Samuel Brussell, Mes 52 déménagements

Pers­pec­tives cavalières

Samuel Brus­sell est à lui-même sa propre dia­spora. Le pré­sent ne l’exalte que dans l’intensité des dépla­ce­ments. Nous nous gar­de­rons de les jus­ti­fier en spé­cu­lant sur des expli­ca­tions ata­viques. Il faut plu­tôt aller grat­ter du côté de refus de la pas­si­vité ou si l’on pré­fère d’une cer­taine impa­tience de celui qui, comme Claude Roy le sou­li­gna, est plus « beat­nick » que juif ou fla­mand.
Pas ques­tion tou­te­fois de trou­ver dans ce livre (super­be­ment ponc­tué des pho­tos de Plossu) une rai­son à ces dépla­ce­ments. Et les indices lais­sés ne sont guère pro­bants. De Paris à Buca­rest, de Rolle à Tel-Aviv, de New York à — évi­dem­ment — Bruxelles (mais la liste est loin d’être exhaus­tive), l’auteur aura écumé l’occident dont il se veut le bala­din à la Yeats ou le loca­taire ailé. C’est pour l’auteur l’occasion d’écumer bien des anec­dotes. Là il est pris pour un « pédé » qui « se tape les plus belles filles » (Jéru­sa­lem), là pour un errant que visite une maî­tresse “féline” (New York). Preuve s’il en est que le mou­ve­ment déplace cer­taines lignes.

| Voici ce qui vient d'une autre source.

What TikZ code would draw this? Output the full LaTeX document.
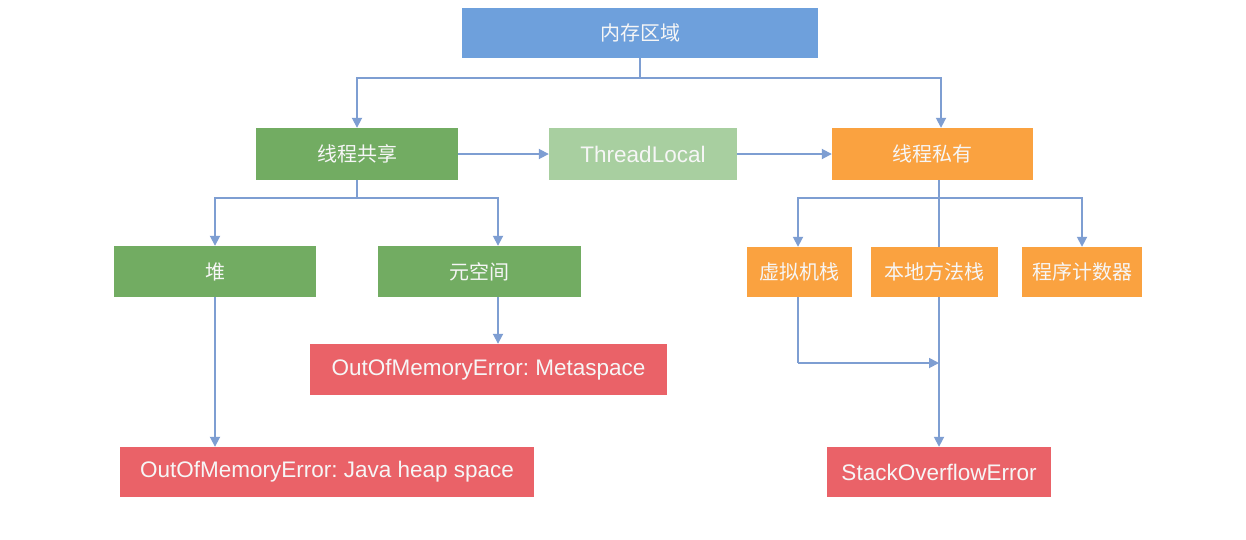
\documentclass[tikz,border=0pt]{standalone}
\usepackage{fontspec}
\setmainfont{Liberation Sans}
\newfontfamily\cjk{Noto Sans CJK SC}
\usetikzlibrary{arrows.meta}
\definecolor{cblue}{RGB}{110,160,220}
\definecolor{cgreen}{RGB}{114,172,98}
\definecolor{clgreen}{RGB}{168,207,160}
\definecolor{corange}{RGB}{250,162,64}
\definecolor{cred}{RGB}{234,98,104}
\definecolor{cline}{RGB}{126,158,210}
\definecolor{ctext}{RGB}{246,246,246}
\tikzset{
  box/.style={rectangle, inner sep=0pt, minimum height=51pt, text=ctext, font=\frenchspacing\fontsize{22.5}{26}\selectfont},
  cn/.style={box, font=\cjk\fontsize{20}{24}\selectfont},
  arr/.style={draw=cline, line width=1.8pt, -{Triangle[length=10pt,width=10pt]}},
  ln/.style={draw=cline, line width=1.8pt},
}
\begin{document}
\begin{tikzpicture}[x=1pt,y=-1pt]
\useasboundingbox[fill=white] (0,0) rectangle (1246,539);
% nodes
\node[cn, fill=cblue, minimum width=356pt, minimum height=50pt] (top) at (640,33) {内存区域};
\node[cn, fill=cgreen, minimum width=202pt, minimum height=52pt] (shared) at (357,154) {线程共享};
\node[box, fill=clgreen, minimum width=188pt, minimum height=52pt] (tl) at (643,154) {ThreadLocal};
\node[cn, fill=corange, minimum width=201pt, minimum height=52pt] (private) at (932.5,154) {线程私有};
\node[cn, fill=cgreen, minimum width=202pt] (heap) at (215,271.5) {堆};
\node[cn, fill=cgreen, minimum width=203pt] (meta) at (479.5,271.5) {元空间};
\node[box, fill=cred, minimum width=357pt] (oommeta) at (488.5,369.5) {OutOfMemoryError: Metaspace};
\node[box, fill=cred, minimum width=414pt, minimum height=50pt] (oomheap) at (327,472) {OutOfMemoryError: Java heap space};
\node[cn, fill=corange, minimum width=105pt, minimum height=50pt] (vm) at (799.5,272) {虚拟机栈};
\node[cn, fill=corange, minimum width=127pt, minimum height=50pt] (native) at (934.5,272) {本地方法栈};
\node[cn, fill=corange, minimum width=120pt, minimum height=50pt] (pc) at (1082,272) {程序计数器};
\node[box, fill=cred, minimum width=224pt, minimum height=50pt] (soe) at (939,472) {StackOverflowError};
% junctions
\coordinate (j1) at (640,78);
\coordinate (j2) at (357,198);
\coordinate (j3) at (939,198);
\coordinate (j4) at (798,363);
\coordinate (j5) at (939,363);
% connectors
\draw[ln] (top.south) -- (j1);
\draw[arr] (j1) -| (shared.north);
\draw[arr] (j1) -| (private.north -| 941,0);
\draw[arr] (shared.east) -- (tl.west);
\draw[arr] (tl.east) -- (private.west);
\draw[ln] (shared.south) -- (j2);
\draw[arr] (j2) -| (heap.north);
\draw[arr] (j2) -| (meta.north -| 498,0);
\draw[arr] (meta.south -| 498,0) -- (oommeta.north -| 498,0);
\draw[arr] (heap.south) -- (oomheap.north -| heap.south);
\draw[ln] (private.south -| j3) -- (j3);
\draw[ln] (j3) -- (native.north -| j3);
\draw[arr] (j3) -| (vm.north -| j4);
\draw[arr] (j3) -| (pc.north);
\draw[arr] (native.south -| j3) -- (soe.north);
\draw[ln] (vm.south -| j4) -- (j4);
\draw[arr] (j4) -- (j5);
\end{tikzpicture}
\end{document}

Preuve aussi que le réel échappe à toute démons­tra­tion. Il n’est source que de rap­ports contra­dic­toires. Si bien que la bio­gra­phie de l’anecdote pro­po­sée par le livre est déli­cieuse. Tou­jours entre deux sites, le pié­ton cultive l’inconnu et le dés­équi­libre. Et la vie qui se cherche en un tel « jeu » rem­place le calme infini par l’effervescence. La pas­si­vité s’excluant d’elle-même, res­tent cer­tains contacts, un sens de la déliai­son et la pous­sée qui va jusqu’à exclure tout com­men­taire sur la signi­fi­ca­tion d’un empres­se­ment à la délo­ca­li­sa­tion.
Demeure néan­moins en com­mune mesure le plai­sir de la tra­ver­sée dans le souci d’ignorer les états de fixa­tion et de culti­ver le goût de l’incertitude. Néan­moins, l’intensité du seul pas­sage crée un jeu inat­tendu de la répé­ti­tion. Et quand la vie s’allège ou pour­rait s’inscrire en un lieu, il s’agit de s’absenter par la folie des départs. Ils ne sont peut-être pas sans rap­pe­ler un obs­cur passé qui ne sau­rait se pré­sen­ter à la conscience ni s’absenter de l’obscurité de l’inconscient. D’où le « pas au-delà » (cher à Blan­chot) auquel l’auteur ne fait que se sou­mettre avec ala­crité. Chaque pas de plus por­tant vers l’intensité tacite ou vers un abîme de vérité.

jean-paul gavard-perret

Samuel Brus­sell,  Mes 52 démé­na­ge­ments, Pho­to­gra­phies de Ber­nard Plossu, Edi­tions Yel­low Now / A coté », Cris­née (Bel­gique), 2017.